In 2011, Double Chooz reported the first evidence for $\theta_{13}$-driven reactor antineutrino oscillation, derived from observations of inverse beta decay (IBD) events in a single detector located $\sim$1 km from two nuclear reactors. Since then, the collaboration has honed the precision of its $\sin^22\theta_{13}$ measurement by reducing backgrounds, improving detection efficiency and systematics, and including additional statistics from IBD events with neutron captures on hydrogen. By 2014, the overwhelmingly dominant contribution to $\sin^22\theta_{13}$ uncertainty was reactor flux uncertainty, which is irreducible in a single-detector experiment.

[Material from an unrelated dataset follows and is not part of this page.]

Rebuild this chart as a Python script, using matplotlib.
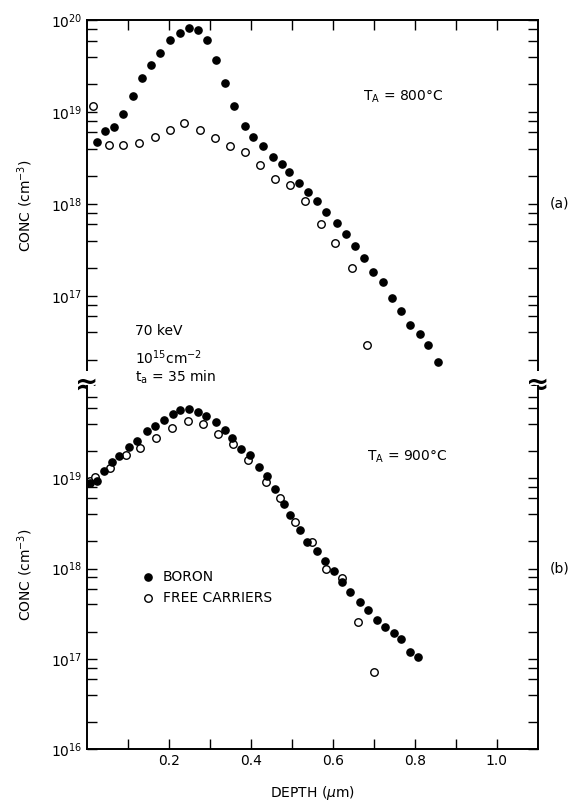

Now, as Double Chooz collects the first data with a near detector, we can begin to suppress that uncertainty and approach the experiment's full potential. In this talk, we show quality checks on initial data from the near detector. We also present our two-detector sensitivity to both $\sin^22\theta_{13}$ and sterile neutrino mixing, which are enhanced by analysis strategies developed in our single-detector phase. In particular, we discuss prospects for the first two-detector results from Double Chooz, expected in 2015.